Output each line of the material exactly as it stands.

--------

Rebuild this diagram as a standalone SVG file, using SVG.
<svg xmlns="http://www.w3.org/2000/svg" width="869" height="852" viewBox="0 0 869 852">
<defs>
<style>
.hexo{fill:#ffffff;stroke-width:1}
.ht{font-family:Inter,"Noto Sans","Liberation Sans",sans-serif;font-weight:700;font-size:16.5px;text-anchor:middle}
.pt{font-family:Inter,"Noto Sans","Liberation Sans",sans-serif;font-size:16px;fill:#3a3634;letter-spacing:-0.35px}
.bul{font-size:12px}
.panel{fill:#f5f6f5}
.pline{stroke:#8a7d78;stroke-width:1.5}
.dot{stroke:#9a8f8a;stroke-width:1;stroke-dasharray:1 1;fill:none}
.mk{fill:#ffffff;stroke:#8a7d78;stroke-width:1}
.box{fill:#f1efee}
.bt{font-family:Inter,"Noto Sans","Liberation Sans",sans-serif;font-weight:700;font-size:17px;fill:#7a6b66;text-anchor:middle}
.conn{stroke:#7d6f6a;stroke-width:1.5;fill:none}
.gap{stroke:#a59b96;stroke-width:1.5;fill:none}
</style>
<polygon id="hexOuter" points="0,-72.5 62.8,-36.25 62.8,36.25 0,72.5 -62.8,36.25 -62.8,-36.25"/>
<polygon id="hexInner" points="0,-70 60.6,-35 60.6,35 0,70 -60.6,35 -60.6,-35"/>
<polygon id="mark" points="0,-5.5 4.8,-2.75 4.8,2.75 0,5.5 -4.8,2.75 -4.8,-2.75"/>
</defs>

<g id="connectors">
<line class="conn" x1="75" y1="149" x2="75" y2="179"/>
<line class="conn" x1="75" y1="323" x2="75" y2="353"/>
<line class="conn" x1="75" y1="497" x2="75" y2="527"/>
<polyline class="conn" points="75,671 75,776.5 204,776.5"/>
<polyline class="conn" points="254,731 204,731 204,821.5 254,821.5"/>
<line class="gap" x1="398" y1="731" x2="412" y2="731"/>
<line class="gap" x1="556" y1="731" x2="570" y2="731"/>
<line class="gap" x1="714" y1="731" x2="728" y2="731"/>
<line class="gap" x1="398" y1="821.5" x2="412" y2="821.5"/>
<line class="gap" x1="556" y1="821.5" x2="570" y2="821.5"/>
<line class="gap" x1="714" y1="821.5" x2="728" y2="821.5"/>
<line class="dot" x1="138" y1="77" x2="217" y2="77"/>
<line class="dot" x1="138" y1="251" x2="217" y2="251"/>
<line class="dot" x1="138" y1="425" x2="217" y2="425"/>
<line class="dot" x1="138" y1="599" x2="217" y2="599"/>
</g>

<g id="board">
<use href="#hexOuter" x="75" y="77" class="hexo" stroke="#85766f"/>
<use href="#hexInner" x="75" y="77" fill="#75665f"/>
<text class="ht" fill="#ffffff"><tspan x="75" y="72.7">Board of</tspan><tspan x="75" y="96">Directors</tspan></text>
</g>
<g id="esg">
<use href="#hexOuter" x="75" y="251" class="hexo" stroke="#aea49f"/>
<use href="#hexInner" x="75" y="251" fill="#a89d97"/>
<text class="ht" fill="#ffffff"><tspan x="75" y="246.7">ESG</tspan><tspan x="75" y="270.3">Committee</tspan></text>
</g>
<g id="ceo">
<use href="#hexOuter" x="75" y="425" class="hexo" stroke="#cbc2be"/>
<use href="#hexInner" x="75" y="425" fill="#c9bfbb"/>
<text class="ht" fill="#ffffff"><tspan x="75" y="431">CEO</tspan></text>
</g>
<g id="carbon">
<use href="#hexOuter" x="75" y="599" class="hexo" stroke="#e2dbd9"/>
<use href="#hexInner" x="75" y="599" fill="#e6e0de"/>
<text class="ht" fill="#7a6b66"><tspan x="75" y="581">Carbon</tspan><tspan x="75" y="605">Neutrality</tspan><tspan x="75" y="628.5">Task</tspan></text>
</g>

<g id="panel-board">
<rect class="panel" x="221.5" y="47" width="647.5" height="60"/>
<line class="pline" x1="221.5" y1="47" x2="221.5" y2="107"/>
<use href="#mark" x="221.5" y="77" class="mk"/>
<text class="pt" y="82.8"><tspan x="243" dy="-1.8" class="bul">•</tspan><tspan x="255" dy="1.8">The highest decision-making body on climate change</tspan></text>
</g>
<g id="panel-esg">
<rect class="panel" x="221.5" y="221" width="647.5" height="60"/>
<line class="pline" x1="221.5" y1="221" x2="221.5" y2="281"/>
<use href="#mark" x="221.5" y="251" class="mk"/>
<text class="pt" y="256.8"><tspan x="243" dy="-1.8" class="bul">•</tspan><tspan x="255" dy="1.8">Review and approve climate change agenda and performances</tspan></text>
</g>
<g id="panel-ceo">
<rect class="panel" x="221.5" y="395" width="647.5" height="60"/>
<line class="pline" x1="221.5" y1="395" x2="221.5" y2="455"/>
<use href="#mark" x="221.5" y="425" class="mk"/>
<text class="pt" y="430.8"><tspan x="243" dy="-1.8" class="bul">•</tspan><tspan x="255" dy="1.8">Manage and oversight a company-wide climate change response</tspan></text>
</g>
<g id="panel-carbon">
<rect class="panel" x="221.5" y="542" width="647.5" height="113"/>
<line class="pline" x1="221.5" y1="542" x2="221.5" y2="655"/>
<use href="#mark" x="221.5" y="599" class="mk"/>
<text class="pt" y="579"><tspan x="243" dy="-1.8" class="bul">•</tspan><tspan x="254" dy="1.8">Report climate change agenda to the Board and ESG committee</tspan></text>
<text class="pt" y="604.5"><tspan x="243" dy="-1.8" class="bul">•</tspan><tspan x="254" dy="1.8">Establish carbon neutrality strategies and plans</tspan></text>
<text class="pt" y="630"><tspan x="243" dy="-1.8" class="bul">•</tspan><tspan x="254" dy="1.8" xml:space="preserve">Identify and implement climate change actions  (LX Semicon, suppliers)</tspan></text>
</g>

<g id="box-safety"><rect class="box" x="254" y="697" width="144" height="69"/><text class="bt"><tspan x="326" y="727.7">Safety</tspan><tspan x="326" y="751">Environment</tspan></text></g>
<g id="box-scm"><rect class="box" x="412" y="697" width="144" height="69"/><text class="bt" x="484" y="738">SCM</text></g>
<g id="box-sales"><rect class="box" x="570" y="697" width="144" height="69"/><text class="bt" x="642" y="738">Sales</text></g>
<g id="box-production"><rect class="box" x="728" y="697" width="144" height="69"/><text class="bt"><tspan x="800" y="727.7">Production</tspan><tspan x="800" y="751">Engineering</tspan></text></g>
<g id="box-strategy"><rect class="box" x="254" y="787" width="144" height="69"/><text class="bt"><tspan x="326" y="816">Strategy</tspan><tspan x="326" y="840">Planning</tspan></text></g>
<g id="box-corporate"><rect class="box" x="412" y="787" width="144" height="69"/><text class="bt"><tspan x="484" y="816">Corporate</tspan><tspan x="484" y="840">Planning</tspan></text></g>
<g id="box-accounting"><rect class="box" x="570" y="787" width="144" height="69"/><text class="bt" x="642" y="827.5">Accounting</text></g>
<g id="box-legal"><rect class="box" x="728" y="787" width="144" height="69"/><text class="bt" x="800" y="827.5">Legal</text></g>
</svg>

--------

Full output:
Rebuild this diagram as a standalone SVG file, using SVG.
<svg xmlns="http://www.w3.org/2000/svg" width="869" height="852" viewBox="0 0 869 852">
<defs>
<style>
.hexo{fill:#ffffff;stroke-width:1}
.ht{font-family:Inter,"Noto Sans","Liberation Sans",sans-serif;font-weight:700;font-size:16.5px;text-anchor:middle}
.pt{font-family:Inter,"Noto Sans","Liberation Sans",sans-serif;font-size:16px;fill:#3a3634;letter-spacing:-0.35px}
.bul{font-size:12px}
.panel{fill:#f5f6f5}
.pline{stroke:#8a7d78;stroke-width:1.5}
.dot{stroke:#9a8f8a;stroke-width:1;stroke-dasharray:1 1;fill:none}
.mk{fill:#ffffff;stroke:#8a7d78;stroke-width:1}
.box{fill:#f1efee}
.bt{font-family:Inter,"Noto Sans","Liberation Sans",sans-serif;font-weight:700;font-size:17px;fill:#7a6b66;text-anchor:middle}
.conn{stroke:#7d6f6a;stroke-width:1.5;fill:none}
.gap{stroke:#a59b96;stroke-width:1.5;fill:none}
</style>
<polygon id="hexOuter" points="0,-72.5 62.8,-36.25 62.8,36.25 0,72.5 -62.8,36.25 -62.8,-36.25"/>
<polygon id="hexInner" points="0,-70 60.6,-35 60.6,35 0,70 -60.6,35 -60.6,-35"/>
<polygon id="mark" points="0,-5.5 4.8,-2.75 4.8,2.75 0,5.5 -4.8,2.75 -4.8,-2.75"/>
</defs>

<g id="connectors">
<line class="conn" x1="75" y1="149" x2="75" y2="179"/>
<line class="conn" x1="75" y1="323" x2="75" y2="353"/>
<line class="conn" x1="75" y1="497" x2="75" y2="527"/>
<polyline class="conn" points="75,671 75,776.5 204,776.5"/>
<polyline class="conn" points="254,731 204,731 204,821.5 254,821.5"/>
<line class="gap" x1="398" y1="731" x2="412" y2="731"/>
<line class="gap" x1="556" y1="731" x2="570" y2="731"/>
<line class="gap" x1="714" y1="731" x2="728" y2="731"/>
<line class="gap" x1="398" y1="821.5" x2="412" y2="821.5"/>
<line class="gap" x1="556" y1="821.5" x2="570" y2="821.5"/>
<line class="gap" x1="714" y1="821.5" x2="728" y2="821.5"/>
<line class="dot" x1="138" y1="77" x2="217" y2="77"/>
<line class="dot" x1="138" y1="251" x2="217" y2="251"/>
<line class="dot" x1="138" y1="425" x2="217" y2="425"/>
<line class="dot" x1="138" y1="599" x2="217" y2="599"/>
</g>

<g id="board">
<use href="#hexOuter" x="75" y="77" class="hexo" stroke="#85766f"/>
<use href="#hexInner" x="75" y="77" fill="#75665f"/>
<text class="ht" fill="#ffffff"><tspan x="75" y="72.7">Board of</tspan><tspan x="75" y="96">Directors</tspan></text>
</g>
<g id="esg">
<use href="#hexOuter" x="75" y="251" class="hexo" stroke="#aea49f"/>
<use href="#hexInner" x="75" y="251" fill="#a89d97"/>
<text class="ht" fill="#ffffff"><tspan x="75" y="246.7">ESG</tspan><tspan x="75" y="270.3">Committee</tspan></text>
</g>
<g id="ceo">
<use href="#hexOuter" x="75" y="425" class="hexo" stroke="#cbc2be"/>
<use href="#hexInner" x="75" y="425" fill="#c9bfbb"/>
<text class="ht" fill="#ffffff"><tspan x="75" y="431">CEO</tspan></text>
</g>
<g id="carbon">
<use href="#hexOuter" x="75" y="599" class="hexo" stroke="#e2dbd9"/>
<use href="#hexInner" x="75" y="599" fill="#e6e0de"/>
<text class="ht" fill="#7a6b66"><tspan x="75" y="581">Carbon</tspan><tspan x="75" y="605">Neutrality</tspan><tspan x="75" y="628.5">Task</tspan></text>
</g>

<g id="panel-board">
<rect class="panel" x="221.5" y="47" width="647.5" height="60"/>
<line class="pline" x1="221.5" y1="47" x2="221.5" y2="107"/>
<use href="#mark" x="221.5" y="77" class="mk"/>
<text class="pt" y="82.8"><tspan x="243" dy="-1.8" class="bul">•</tspan><tspan x="255" dy="1.8">The highest decision-making body on climate change</tspan></text>
</g>
<g id="panel-esg">
<rect class="panel" x="221.5" y="221" width="647.5" height="60"/>
<line class="pline" x1="221.5" y1="221" x2="221.5" y2="281"/>
<use href="#mark" x="221.5" y="251" class="mk"/>
<text class="pt" y="256.8"><tspan x="243" dy="-1.8" class="bul">•</tspan><tspan x="255" dy="1.8">Review and approve climate change agenda and performances</tspan></text>
</g>
<g id="panel-ceo">
<rect class="panel" x="221.5" y="395" width="647.5" height="60"/>
<line class="pline" x1="221.5" y1="395" x2="221.5" y2="455"/>
<use href="#mark" x="221.5" y="425" class="mk"/>
<text class="pt" y="430.8"><tspan x="243" dy="-1.8" class="bul">•</tspan><tspan x="255" dy="1.8">Manage and oversight a company-wide climate change response</tspan></text>
</g>
<g id="panel-carbon">
<rect class="panel" x="221.5" y="542" width="647.5" height="113"/>
<line class="pline" x1="221.5" y1="542" x2="221.5" y2="655"/>
<use href="#mark" x="221.5" y="599" class="mk"/>
<text class="pt" y="579"><tspan x="243" dy="-1.8" class="bul">•</tspan><tspan x="254" dy="1.8">Report climate change agenda to the Board and ESG committee</tspan></text>
<text class="pt" y="604.5"><tspan x="243" dy="-1.8" class="bul">•</tspan><tspan x="254" dy="1.8">Establish carbon neutrality strategies and plans</tspan></text>
<text class="pt" y="630"><tspan x="243" dy="-1.8" class="bul">•</tspan><tspan x="254" dy="1.8" xml:space="preserve">Identify and implement climate change actions  (LX Semicon, suppliers)</tspan></text>
</g>

<g id="box-safety"><rect class="box" x="254" y="697" width="144" height="69"/><text class="bt"><tspan x="326" y="727.7">Safety</tspan><tspan x="326" y="751">Environment</tspan></text></g>
<g id="box-scm"><rect class="box" x="412" y="697" width="144" height="69"/><text class="bt" x="484" y="738">SCM</text></g>
<g id="box-sales"><rect class="box" x="570" y="697" width="144" height="69"/><text class="bt" x="642" y="738">Sales</text></g>
<g id="box-production"><rect class="box" x="728" y="697" width="144" height="69"/><text class="bt"><tspan x="800" y="727.7">Production</tspan><tspan x="800" y="751">Engineering</tspan></text></g>
<g id="box-strategy"><rect class="box" x="254" y="787" width="144" height="69"/><text class="bt"><tspan x="326" y="816">Strategy</tspan><tspan x="326" y="840">Planning</tspan></text></g>
<g id="box-corporate"><rect class="box" x="412" y="787" width="144" height="69"/><text class="bt"><tspan x="484" y="816">Corporate</tspan><tspan x="484" y="840">Planning</tspan></text></g>
<g id="box-accounting"><rect class="box" x="570" y="787" width="144" height="69"/><text class="bt" x="642" y="827.5">Accounting</text></g>
<g id="box-legal"><rect class="box" x="728" y="787" width="144" height="69"/><text class="bt" x="800" y="827.5">Legal</text></g>
</svg>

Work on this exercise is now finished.